=== Given request ===
The data below should be restated word for word, with every picture omitted.

━━━ Task input

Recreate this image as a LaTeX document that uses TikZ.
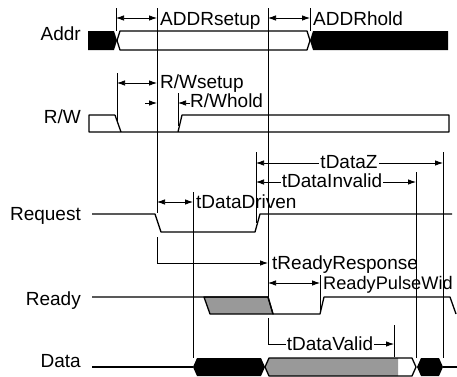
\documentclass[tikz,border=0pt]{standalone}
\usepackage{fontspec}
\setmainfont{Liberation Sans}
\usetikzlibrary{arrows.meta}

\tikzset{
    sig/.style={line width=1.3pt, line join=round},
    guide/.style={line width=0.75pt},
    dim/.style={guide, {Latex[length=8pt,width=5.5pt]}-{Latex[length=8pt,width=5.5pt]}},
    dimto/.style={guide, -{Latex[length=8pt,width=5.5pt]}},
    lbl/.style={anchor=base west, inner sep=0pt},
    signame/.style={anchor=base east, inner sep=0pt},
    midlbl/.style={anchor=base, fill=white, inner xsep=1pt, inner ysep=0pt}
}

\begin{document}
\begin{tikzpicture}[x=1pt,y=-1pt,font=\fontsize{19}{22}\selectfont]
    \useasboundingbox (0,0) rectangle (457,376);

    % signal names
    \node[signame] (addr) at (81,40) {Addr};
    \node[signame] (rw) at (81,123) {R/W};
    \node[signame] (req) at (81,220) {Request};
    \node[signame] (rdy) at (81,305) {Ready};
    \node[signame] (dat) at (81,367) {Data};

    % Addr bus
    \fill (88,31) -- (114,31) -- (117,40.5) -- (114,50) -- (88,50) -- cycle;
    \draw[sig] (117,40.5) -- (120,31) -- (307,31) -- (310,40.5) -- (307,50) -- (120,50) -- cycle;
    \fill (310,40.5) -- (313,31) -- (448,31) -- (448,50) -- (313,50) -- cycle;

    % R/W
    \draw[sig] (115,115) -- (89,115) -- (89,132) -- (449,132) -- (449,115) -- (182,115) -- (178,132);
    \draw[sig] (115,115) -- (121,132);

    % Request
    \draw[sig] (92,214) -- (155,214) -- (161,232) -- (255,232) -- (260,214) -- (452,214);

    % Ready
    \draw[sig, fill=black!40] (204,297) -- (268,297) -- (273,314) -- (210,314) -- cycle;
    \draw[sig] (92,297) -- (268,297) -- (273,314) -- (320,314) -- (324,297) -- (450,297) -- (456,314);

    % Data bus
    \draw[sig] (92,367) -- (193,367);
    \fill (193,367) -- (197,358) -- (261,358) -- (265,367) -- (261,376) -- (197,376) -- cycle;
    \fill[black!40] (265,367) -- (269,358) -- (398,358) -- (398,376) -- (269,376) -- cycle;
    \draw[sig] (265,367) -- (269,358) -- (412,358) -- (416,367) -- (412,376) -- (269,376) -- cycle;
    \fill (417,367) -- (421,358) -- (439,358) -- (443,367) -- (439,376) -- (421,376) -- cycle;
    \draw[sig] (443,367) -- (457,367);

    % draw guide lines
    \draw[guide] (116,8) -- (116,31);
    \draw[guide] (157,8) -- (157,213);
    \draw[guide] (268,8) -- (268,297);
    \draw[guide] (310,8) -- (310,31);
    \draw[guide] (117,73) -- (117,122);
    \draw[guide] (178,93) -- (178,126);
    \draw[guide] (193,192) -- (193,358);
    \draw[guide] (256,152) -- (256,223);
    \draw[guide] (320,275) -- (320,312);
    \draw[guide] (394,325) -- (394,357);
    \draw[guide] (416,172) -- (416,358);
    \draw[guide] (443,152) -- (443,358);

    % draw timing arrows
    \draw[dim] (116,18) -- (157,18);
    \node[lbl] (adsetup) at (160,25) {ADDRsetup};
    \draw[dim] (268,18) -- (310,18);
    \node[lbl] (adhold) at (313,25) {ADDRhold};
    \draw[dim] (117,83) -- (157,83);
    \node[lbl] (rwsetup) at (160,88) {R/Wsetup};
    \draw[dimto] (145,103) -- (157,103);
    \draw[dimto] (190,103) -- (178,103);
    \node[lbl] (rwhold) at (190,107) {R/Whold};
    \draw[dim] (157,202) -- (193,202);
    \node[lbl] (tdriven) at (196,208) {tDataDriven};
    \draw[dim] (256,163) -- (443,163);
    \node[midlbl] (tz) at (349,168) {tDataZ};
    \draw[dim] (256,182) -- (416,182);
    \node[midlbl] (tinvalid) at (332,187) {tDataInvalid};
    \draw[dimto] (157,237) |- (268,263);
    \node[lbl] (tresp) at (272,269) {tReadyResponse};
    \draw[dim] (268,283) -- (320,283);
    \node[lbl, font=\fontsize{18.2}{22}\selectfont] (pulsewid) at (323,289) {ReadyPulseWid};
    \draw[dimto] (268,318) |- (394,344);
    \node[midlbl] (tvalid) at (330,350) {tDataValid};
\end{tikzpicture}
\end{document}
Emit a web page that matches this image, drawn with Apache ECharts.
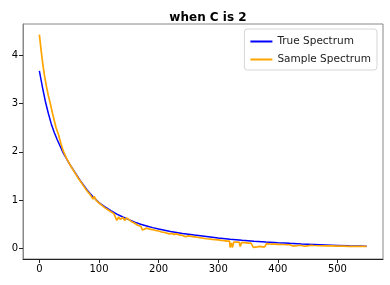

━━━━━━

=== Answer to this problem ===
Recreate this image as a LaTeX document that uses TikZ.
\documentclass[tikz,border=0pt]{standalone}
\usepackage{fontspec}
\setmainfont{Liberation Sans}
\usetikzlibrary{arrows.meta}

\tikzset{
    sig/.style={line width=1.3pt, line join=round},
    guide/.style={line width=0.75pt},
    dim/.style={guide, {Latex[length=8pt,width=5.5pt]}-{Latex[length=8pt,width=5.5pt]}},
    dimto/.style={guide, -{Latex[length=8pt,width=5.5pt]}},
    lbl/.style={anchor=base west, inner sep=0pt},
    signame/.style={anchor=base east, inner sep=0pt},
    midlbl/.style={anchor=base, fill=white, inner xsep=1pt, inner ysep=0pt}
}

\begin{document}
\begin{tikzpicture}[x=1pt,y=-1pt,font=\fontsize{19}{22}\selectfont]
    \useasboundingbox (0,0) rectangle (457,376);

    % signal names
    \node[signame] (addr) at (81,40) {Addr};
    \node[signame] (rw) at (81,123) {R/W};
    \node[signame] (req) at (81,220) {Request};
    \node[signame] (rdy) at (81,305) {Ready};
    \node[signame] (dat) at (81,367) {Data};

    % Addr bus
    \fill (88,31) -- (114,31) -- (117,40.5) -- (114,50) -- (88,50) -- cycle;
    \draw[sig] (117,40.5) -- (120,31) -- (307,31) -- (310,40.5) -- (307,50) -- (120,50) -- cycle;
    \fill (310,40.5) -- (313,31) -- (448,31) -- (448,50) -- (313,50) -- cycle;

    % R/W
    \draw[sig] (115,115) -- (89,115) -- (89,132) -- (449,132) -- (449,115) -- (182,115) -- (178,132);
    \draw[sig] (115,115) -- (121,132);

    % Request
    \draw[sig] (92,214) -- (155,214) -- (161,232) -- (255,232) -- (260,214) -- (452,214);

    % Ready
    \draw[sig, fill=black!40] (204,297) -- (268,297) -- (273,314) -- (210,314) -- cycle;
    \draw[sig] (92,297) -- (268,297) -- (273,314) -- (320,314) -- (324,297) -- (450,297) -- (456,314);

    % Data bus
    \draw[sig] (92,367) -- (193,367);
    \fill (193,367) -- (197,358) -- (261,358) -- (265,367) -- (261,376) -- (197,376) -- cycle;
    \fill[black!40] (265,367) -- (269,358) -- (398,358) -- (398,376) -- (269,376) -- cycle;
    \draw[sig] (265,367) -- (269,358) -- (412,358) -- (416,367) -- (412,376) -- (269,376) -- cycle;
    \fill (417,367) -- (421,358) -- (439,358) -- (443,367) -- (439,376) -- (421,376) -- cycle;
    \draw[sig] (443,367) -- (457,367);

    % draw guide lines
    \draw[guide] (116,8) -- (116,31);
    \draw[guide] (157,8) -- (157,213);
    \draw[guide] (268,8) -- (268,297);
    \draw[guide] (310,8) -- (310,31);
    \draw[guide] (117,73) -- (117,122);
    \draw[guide] (178,93) -- (178,126);
    \draw[guide] (193,192) -- (193,358);
    \draw[guide] (256,152) -- (256,223);
    \draw[guide] (320,275) -- (320,312);
    \draw[guide] (394,325) -- (394,357);
    \draw[guide] (416,172) -- (416,358);
    \draw[guide] (443,152) -- (443,358);

    % draw timing arrows
    \draw[dim] (116,18) -- (157,18);
    \node[lbl] (adsetup) at (160,25) {ADDRsetup};
    \draw[dim] (268,18) -- (310,18);
    \node[lbl] (adhold) at (313,25) {ADDRhold};
    \draw[dim] (117,83) -- (157,83);
    \node[lbl] (rwsetup) at (160,88) {R/Wsetup};
    \draw[dimto] (145,103) -- (157,103);
    \draw[dimto] (190,103) -- (178,103);
    \node[lbl] (rwhold) at (190,107) {R/Whold};
    \draw[dim] (157,202) -- (193,202);
    \node[lbl] (tdriven) at (196,208) {tDataDriven};
    \draw[dim] (256,163) -- (443,163);
    \node[midlbl] (tz) at (349,168) {tDataZ};
    \draw[dim] (256,182) -- (416,182);
    \node[midlbl] (tinvalid) at (332,187) {tDataInvalid};
    \draw[dimto] (157,237) |- (268,263);
    \node[lbl] (tresp) at (272,269) {tReadyResponse};
    \draw[dim] (268,283) -- (320,283);
    \node[lbl, font=\fontsize{18.2}{22}\selectfont] (pulsewid) at (323,289) {ReadyPulseWid};
    \draw[dimto] (268,318) |- (394,344);
    \node[midlbl] (tvalid) at (330,350) {tDataValid};
\end{tikzpicture}
\end{document}
Emit a web page that matches this image, drawn with Apache ECharts.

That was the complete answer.